**Dataset excerpts**

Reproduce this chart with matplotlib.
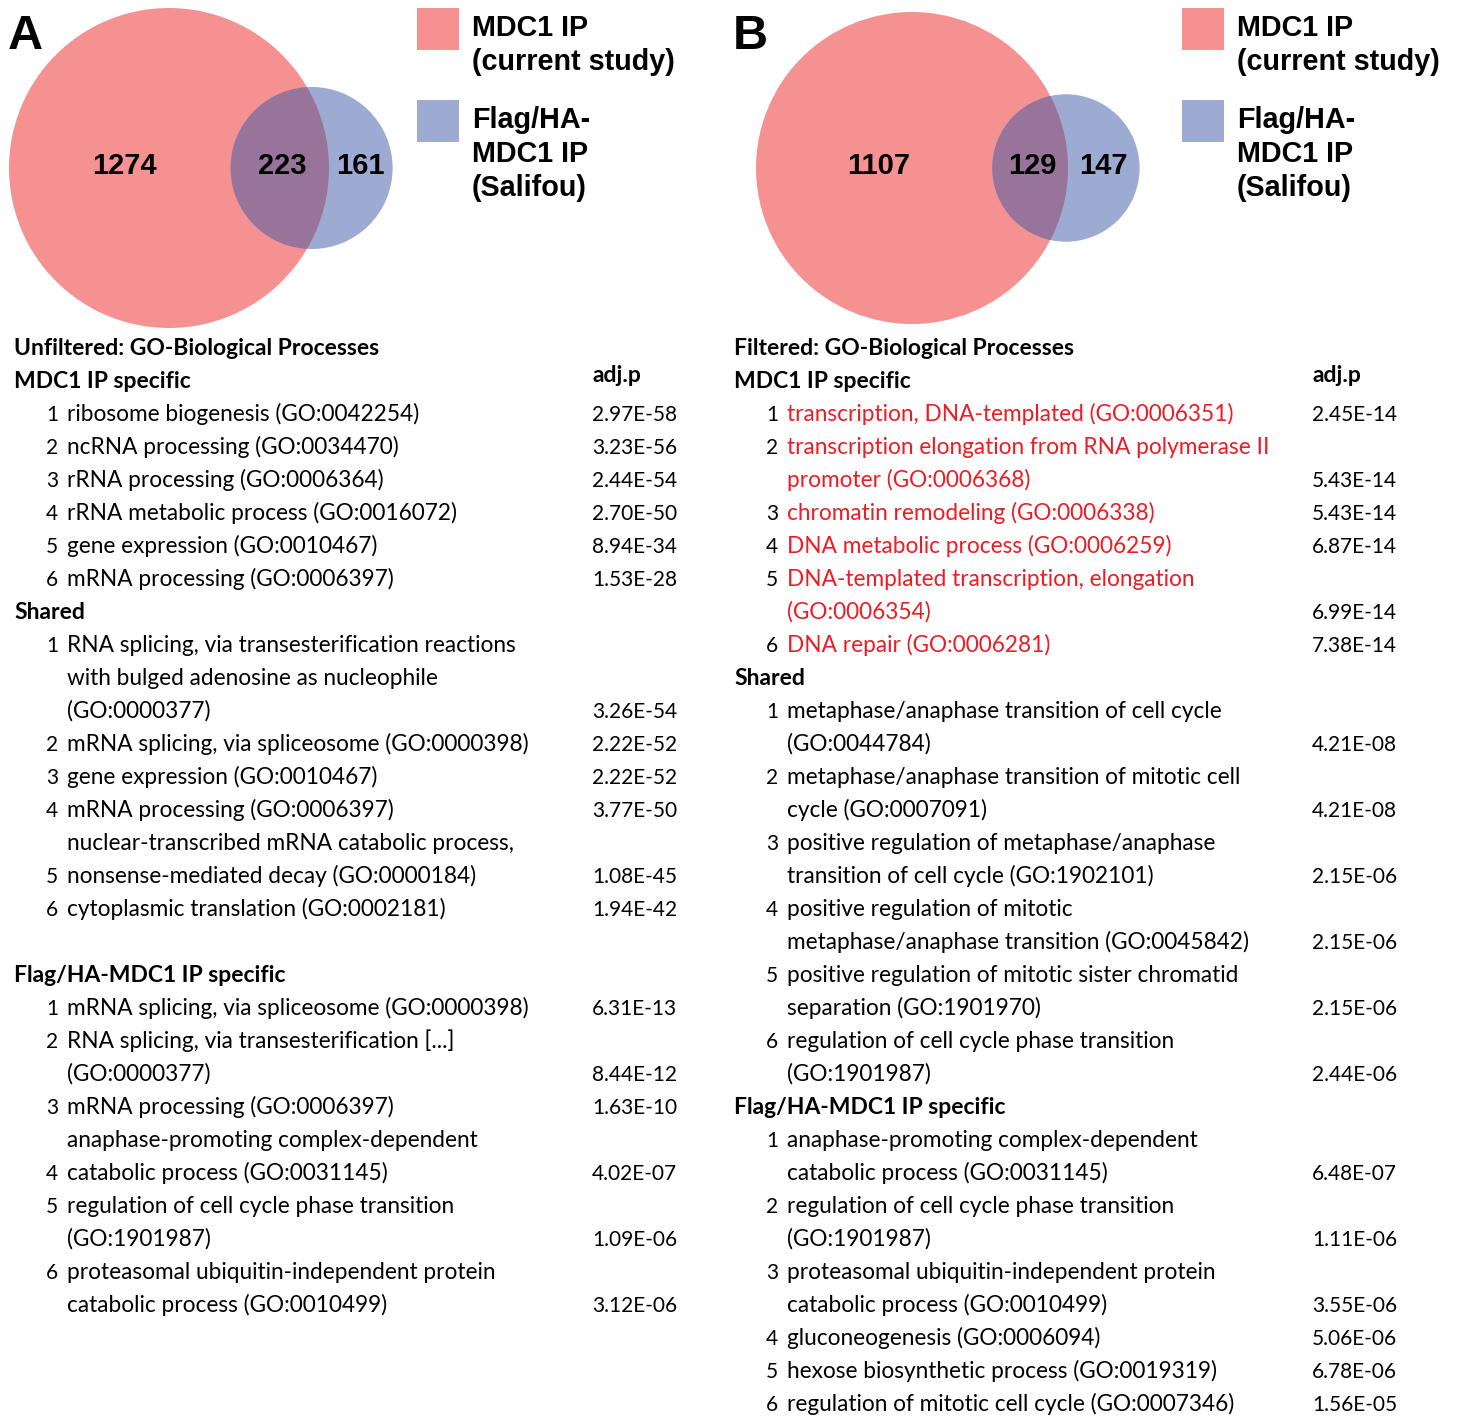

---

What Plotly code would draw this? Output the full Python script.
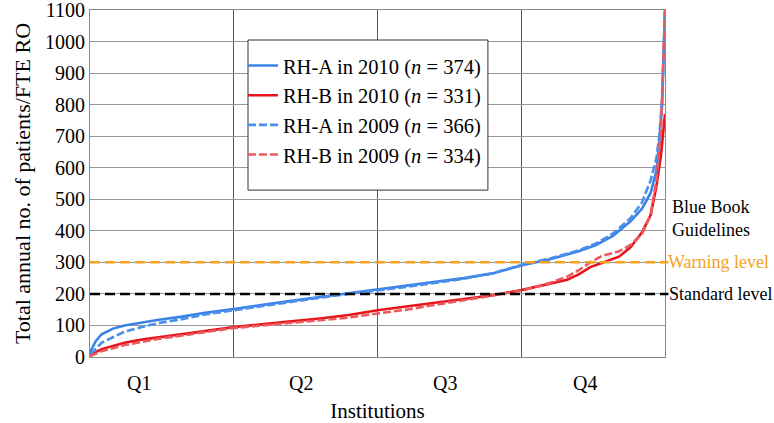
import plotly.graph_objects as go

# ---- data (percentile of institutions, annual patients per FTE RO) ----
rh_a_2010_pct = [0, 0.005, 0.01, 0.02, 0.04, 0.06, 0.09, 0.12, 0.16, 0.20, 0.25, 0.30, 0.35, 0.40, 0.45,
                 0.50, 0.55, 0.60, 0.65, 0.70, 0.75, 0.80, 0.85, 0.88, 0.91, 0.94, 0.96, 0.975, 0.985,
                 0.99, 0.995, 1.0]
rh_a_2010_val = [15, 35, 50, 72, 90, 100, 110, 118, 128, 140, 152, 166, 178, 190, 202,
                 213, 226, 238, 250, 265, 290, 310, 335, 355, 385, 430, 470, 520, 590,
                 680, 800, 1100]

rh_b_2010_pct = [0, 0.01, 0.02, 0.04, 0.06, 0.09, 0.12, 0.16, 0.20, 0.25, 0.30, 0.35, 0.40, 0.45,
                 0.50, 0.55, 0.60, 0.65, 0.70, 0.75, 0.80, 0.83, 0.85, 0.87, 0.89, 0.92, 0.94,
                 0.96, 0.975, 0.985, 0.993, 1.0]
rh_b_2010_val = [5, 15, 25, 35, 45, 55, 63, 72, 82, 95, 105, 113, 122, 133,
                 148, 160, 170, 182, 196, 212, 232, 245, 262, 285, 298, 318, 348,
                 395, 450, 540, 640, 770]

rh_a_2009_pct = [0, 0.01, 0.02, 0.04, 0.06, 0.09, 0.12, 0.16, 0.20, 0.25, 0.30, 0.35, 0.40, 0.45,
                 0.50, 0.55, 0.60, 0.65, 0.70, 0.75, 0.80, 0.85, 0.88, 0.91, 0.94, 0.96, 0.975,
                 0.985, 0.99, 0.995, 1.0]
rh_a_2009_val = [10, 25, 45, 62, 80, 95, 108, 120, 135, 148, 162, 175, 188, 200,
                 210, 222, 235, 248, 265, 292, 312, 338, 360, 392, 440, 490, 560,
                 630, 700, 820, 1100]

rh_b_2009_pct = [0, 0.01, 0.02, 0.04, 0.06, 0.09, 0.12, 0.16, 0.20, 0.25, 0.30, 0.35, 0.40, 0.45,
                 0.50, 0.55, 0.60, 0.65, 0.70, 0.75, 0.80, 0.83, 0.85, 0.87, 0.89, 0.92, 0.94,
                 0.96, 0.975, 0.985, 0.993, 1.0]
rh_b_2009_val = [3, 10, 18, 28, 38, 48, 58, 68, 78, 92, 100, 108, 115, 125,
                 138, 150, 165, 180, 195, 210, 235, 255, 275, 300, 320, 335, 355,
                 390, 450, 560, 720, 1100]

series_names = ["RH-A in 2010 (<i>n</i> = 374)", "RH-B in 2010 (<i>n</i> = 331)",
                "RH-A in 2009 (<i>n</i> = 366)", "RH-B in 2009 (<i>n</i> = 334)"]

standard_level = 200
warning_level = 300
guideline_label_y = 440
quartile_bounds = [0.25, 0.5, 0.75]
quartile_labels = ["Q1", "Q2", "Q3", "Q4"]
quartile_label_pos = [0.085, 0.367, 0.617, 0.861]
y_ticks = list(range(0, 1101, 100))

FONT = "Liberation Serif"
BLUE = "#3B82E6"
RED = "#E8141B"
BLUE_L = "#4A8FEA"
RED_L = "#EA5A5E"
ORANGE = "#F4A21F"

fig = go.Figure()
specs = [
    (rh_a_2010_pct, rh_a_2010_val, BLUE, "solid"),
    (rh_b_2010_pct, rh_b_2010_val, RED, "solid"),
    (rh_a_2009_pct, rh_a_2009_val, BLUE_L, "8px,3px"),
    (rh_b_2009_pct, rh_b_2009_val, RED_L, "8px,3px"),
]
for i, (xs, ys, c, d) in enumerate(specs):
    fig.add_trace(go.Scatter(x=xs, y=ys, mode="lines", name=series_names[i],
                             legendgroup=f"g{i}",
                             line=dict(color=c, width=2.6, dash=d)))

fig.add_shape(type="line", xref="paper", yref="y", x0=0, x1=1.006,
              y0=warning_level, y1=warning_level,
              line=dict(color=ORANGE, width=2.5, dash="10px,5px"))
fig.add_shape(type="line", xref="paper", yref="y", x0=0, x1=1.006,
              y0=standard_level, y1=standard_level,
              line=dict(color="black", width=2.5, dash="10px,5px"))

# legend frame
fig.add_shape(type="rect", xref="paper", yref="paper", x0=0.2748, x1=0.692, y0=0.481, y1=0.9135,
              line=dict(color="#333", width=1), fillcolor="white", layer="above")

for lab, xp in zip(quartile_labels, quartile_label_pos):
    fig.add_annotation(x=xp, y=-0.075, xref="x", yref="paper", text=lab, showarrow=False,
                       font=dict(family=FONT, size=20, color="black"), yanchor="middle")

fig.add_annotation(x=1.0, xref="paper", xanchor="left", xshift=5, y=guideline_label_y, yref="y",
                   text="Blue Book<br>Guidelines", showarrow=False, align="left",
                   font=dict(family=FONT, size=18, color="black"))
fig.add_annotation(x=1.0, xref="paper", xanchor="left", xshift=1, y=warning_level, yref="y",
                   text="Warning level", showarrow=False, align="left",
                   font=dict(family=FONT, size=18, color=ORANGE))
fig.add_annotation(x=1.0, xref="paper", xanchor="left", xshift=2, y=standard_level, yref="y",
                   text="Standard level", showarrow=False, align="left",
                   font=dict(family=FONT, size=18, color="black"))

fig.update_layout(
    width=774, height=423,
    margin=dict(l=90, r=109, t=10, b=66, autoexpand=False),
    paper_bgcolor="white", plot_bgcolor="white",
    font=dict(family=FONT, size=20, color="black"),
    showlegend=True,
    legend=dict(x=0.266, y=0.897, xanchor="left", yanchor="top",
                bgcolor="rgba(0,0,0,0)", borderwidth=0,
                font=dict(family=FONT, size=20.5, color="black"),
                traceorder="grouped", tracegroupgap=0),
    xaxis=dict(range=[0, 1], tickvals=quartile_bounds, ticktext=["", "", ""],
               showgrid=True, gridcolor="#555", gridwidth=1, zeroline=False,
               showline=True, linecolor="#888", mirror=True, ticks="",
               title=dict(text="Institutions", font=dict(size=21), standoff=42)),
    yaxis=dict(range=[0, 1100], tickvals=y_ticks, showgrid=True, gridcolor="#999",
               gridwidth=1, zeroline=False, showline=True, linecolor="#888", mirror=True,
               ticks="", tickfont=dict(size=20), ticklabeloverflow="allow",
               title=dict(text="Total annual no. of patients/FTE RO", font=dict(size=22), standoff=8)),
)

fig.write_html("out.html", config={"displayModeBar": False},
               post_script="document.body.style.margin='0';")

**Exercise**
Search the entries for the word "this", then list each line that holds it.

**Answer to the task**
Reproduce this chart with matplotlib.
What Plotly code would draw this? Output the full Python script.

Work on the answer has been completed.